Income-Restricted Housing in Boston is the result of DND's collection and curation of data on all income-restricted units as part of an effort to better monitor how much affordable housing exists in the city, and where it is located. The report is also a response to goals outlined in Mayor Walsh's Housing a Changing City: Boston 2030 plan. The inventory includes data from Boston Housing Authority (BHA) public housing, privately-owned housing built with DND funding and/or on City-owned land, and privately-owned housing built without any City subsidy, for example, created using Low-Income Housing Tax Credits or as part of the Inclusionary Development Policy (IDP), including units built with funds from cash in lieu payments to the Inclusionary Development Fund.

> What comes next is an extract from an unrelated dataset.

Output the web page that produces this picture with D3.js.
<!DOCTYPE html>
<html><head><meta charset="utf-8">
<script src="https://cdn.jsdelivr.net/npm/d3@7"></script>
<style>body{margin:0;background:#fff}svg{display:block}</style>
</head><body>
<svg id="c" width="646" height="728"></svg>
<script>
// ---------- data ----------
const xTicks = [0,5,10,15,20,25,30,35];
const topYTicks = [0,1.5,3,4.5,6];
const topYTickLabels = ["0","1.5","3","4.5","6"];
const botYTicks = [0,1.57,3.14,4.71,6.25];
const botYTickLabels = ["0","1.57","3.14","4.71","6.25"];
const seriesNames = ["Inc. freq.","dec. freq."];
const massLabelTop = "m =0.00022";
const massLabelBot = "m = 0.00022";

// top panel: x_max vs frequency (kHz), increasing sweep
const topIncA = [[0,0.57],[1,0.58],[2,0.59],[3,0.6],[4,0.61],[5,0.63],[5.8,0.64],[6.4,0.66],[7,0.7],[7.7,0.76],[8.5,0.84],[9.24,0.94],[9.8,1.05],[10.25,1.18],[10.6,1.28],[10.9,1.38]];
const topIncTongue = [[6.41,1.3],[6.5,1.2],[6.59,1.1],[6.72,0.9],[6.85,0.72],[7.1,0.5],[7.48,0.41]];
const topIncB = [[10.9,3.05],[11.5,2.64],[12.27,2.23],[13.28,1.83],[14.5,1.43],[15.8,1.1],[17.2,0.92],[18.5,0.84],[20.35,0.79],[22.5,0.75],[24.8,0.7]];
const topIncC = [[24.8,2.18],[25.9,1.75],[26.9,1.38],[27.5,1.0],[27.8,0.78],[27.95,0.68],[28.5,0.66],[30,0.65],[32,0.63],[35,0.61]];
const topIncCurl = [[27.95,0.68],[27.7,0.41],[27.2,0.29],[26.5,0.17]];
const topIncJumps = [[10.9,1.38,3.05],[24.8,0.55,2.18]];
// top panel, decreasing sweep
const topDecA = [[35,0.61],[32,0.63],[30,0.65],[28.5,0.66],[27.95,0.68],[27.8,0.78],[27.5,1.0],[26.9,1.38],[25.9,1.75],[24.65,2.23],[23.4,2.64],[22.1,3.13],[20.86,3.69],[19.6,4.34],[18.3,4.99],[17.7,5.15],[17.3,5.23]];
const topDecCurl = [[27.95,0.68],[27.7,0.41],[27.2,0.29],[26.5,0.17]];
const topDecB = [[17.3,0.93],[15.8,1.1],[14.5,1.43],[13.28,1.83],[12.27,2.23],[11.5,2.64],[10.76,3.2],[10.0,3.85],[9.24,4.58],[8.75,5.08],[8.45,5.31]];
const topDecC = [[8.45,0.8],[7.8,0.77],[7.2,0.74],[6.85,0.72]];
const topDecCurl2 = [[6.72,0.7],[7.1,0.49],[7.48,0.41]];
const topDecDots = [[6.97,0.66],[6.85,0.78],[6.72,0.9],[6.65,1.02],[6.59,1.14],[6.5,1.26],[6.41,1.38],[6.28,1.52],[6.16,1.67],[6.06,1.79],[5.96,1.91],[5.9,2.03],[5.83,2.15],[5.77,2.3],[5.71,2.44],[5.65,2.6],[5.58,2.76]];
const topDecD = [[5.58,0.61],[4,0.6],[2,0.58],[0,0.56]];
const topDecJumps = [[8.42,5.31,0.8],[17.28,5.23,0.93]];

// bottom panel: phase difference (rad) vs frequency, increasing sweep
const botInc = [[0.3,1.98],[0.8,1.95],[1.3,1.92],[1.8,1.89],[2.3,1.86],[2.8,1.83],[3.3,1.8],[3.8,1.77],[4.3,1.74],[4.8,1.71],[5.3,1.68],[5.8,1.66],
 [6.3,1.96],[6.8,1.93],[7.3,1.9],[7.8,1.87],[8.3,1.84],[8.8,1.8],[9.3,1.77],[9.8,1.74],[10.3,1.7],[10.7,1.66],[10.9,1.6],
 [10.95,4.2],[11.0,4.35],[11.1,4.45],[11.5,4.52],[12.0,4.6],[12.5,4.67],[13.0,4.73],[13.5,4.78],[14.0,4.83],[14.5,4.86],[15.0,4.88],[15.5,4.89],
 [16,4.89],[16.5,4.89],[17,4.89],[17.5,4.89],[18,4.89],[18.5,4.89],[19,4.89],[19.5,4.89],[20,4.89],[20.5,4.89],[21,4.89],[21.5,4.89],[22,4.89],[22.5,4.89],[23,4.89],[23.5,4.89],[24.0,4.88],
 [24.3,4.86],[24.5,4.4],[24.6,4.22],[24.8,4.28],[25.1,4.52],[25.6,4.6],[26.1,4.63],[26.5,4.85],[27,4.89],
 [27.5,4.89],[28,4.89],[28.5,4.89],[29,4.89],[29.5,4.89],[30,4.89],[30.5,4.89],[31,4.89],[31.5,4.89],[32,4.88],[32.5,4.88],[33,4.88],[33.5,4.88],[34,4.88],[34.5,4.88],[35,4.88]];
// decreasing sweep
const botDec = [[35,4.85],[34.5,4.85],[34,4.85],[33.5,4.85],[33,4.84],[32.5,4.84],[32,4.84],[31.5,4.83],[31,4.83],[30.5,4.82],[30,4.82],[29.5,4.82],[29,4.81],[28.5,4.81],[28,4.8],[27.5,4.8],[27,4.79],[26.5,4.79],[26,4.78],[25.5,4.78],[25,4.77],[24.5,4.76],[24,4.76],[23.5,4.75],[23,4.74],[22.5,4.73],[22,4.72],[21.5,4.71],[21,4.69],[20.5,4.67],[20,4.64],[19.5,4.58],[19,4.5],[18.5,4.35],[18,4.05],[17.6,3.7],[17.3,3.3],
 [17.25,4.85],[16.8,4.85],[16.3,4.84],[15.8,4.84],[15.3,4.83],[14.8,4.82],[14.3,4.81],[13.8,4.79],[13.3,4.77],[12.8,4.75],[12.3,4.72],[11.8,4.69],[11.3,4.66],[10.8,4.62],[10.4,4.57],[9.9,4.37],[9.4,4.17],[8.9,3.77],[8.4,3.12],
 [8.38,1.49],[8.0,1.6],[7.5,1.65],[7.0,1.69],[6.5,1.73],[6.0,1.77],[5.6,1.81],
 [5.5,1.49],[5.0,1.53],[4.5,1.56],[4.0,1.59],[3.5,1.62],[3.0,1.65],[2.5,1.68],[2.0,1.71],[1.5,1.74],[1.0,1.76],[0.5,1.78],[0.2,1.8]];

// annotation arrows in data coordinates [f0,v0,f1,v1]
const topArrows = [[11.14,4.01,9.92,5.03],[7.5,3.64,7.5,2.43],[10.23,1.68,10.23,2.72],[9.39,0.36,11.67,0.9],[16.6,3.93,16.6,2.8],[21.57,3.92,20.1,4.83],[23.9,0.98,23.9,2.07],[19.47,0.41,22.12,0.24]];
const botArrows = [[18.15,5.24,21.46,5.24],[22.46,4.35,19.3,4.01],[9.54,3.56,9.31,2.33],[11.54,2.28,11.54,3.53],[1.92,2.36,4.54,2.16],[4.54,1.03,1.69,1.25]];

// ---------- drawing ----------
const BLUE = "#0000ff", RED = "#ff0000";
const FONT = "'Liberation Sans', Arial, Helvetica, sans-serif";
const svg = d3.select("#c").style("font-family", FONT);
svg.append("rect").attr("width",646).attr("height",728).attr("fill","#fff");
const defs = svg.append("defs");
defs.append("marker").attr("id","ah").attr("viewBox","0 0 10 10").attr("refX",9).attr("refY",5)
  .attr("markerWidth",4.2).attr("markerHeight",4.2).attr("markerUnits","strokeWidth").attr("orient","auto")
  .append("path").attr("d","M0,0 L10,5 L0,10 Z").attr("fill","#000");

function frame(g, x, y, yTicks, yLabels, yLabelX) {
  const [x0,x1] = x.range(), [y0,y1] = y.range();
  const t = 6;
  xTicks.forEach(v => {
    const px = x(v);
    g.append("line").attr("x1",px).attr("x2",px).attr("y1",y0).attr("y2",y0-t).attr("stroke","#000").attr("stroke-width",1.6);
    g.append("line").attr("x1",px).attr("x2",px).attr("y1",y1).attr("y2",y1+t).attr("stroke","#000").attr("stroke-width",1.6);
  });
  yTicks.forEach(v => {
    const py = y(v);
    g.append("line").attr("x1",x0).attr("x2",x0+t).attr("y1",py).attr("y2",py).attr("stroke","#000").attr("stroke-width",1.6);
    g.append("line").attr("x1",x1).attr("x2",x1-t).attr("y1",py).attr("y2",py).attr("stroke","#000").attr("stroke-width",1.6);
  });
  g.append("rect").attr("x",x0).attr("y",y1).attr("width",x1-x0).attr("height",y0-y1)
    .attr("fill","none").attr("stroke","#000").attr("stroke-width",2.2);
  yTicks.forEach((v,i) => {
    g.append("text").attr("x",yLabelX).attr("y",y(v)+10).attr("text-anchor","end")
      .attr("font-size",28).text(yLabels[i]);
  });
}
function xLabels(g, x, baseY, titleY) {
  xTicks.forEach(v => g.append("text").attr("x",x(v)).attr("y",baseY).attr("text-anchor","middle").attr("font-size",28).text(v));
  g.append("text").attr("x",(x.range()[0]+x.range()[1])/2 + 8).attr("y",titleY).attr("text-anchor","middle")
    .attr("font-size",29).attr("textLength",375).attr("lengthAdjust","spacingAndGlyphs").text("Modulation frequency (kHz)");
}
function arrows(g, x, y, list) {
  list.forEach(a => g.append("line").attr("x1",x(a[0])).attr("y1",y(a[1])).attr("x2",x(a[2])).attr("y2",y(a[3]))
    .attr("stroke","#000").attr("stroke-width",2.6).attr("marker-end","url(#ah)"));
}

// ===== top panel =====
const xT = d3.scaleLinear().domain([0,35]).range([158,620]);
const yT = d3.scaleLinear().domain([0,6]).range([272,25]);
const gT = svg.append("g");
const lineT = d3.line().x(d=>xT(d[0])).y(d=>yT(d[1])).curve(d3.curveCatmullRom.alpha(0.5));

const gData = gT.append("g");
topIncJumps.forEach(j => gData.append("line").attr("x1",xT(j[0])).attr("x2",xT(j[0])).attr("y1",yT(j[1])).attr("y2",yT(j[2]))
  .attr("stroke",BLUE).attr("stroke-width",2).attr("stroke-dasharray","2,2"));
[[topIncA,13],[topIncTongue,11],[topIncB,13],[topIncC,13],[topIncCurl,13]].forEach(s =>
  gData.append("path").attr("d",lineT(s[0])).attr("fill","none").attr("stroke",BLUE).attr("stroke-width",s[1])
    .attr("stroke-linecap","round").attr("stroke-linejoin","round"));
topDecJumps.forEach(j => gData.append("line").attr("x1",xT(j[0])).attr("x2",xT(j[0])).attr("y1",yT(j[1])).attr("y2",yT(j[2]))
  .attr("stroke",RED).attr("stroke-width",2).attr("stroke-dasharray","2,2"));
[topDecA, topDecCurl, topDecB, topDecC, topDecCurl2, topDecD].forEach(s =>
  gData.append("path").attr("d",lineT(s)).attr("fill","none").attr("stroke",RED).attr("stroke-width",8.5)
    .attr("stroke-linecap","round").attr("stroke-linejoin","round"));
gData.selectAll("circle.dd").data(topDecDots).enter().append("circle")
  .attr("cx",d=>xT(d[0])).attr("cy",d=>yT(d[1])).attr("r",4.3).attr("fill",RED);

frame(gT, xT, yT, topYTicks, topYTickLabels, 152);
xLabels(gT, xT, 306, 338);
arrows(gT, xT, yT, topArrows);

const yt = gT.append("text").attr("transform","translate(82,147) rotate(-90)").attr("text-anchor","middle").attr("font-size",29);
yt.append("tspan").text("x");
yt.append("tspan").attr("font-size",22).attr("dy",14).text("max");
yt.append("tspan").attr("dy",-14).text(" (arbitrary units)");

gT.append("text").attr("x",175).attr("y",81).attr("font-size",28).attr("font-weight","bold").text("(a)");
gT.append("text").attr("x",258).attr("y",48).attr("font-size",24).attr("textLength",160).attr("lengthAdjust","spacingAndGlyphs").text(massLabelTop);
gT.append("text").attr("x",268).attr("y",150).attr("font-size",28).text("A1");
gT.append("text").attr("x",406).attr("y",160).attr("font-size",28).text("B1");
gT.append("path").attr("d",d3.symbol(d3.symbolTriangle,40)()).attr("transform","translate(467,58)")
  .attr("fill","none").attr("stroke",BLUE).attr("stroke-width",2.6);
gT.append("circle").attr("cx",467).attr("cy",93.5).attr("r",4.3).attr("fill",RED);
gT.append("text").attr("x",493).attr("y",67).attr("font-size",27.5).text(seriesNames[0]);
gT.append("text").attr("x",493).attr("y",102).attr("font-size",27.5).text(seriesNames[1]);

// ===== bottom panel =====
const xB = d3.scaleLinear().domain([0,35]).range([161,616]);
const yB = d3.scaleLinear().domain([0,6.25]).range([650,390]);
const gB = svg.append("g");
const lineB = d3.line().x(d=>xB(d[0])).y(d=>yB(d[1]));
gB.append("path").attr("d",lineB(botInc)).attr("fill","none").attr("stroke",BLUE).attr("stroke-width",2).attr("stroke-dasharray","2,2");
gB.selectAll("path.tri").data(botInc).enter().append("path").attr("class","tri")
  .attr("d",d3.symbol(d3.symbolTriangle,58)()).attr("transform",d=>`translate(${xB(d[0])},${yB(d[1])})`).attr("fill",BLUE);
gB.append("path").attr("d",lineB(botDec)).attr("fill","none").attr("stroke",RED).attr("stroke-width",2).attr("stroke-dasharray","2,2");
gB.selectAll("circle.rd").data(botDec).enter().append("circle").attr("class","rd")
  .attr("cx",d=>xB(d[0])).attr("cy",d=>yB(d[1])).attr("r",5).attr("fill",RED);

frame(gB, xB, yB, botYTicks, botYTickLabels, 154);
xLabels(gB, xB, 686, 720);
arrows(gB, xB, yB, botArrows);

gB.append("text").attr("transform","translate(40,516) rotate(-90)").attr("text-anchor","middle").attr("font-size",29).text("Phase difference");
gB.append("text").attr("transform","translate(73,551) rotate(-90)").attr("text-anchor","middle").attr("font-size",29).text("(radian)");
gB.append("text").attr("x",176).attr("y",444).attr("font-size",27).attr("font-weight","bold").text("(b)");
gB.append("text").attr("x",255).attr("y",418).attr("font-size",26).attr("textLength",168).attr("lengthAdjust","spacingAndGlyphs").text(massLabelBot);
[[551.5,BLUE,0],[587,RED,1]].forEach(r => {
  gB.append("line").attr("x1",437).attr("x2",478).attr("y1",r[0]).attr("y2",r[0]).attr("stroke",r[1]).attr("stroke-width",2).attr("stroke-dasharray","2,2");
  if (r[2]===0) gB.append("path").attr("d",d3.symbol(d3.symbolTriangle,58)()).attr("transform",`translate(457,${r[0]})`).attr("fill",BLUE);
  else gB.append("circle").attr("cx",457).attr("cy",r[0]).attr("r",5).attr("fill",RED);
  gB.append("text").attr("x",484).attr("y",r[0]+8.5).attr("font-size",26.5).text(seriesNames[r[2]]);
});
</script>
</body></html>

"Boston shines on the world stage because of its people, all of whom proudly call our great City home for different reasons, adding new layers to its fabric," said Kimberly Sherman Stamler, President of Related Beal. "We look to replicate that fabric in our own buildings, creating mixed-income neighborhoods that appeal to long-standing residents and families seeking choice in housing. This report demonstrates the Walsh Administration's collaborative and forward way of thinking, offering transparent roadmaps and clear targets that help identify opportunities for developers and residents alike. We look forward to continuing to work with the City to create housing opportunities in the years ahead."
Mayor Walsh recently increased the City's overall housing targets from 53,000 to 69,000 new units by 2030, including 15,820 income-restricted units, to meet Boston's population growth. These income-restricted units will include purchasing 1,000 rental housing units from the speculative market and income-restricting them through an expanded Acquisition Opportunity Program. In addition, the City will soon announce awardees of an affordable housing funding round that includes more than $16 million in city affordable housing funds, and the first large scale awards of Community Preservation Act (CPA) funding for affordable housing development projects. The RFP for this $16 million in funding was announced in September.
As the City continues to make strides towards creating more affordable housing, it is also working with regional partners to ensure affordable housing is a reality throughout the region through the Metro Mayor's Regional Housing Task Force, and its execution of a recently-released regional housing production goal of creating 185,000 new units of housing across the region by the year 2030.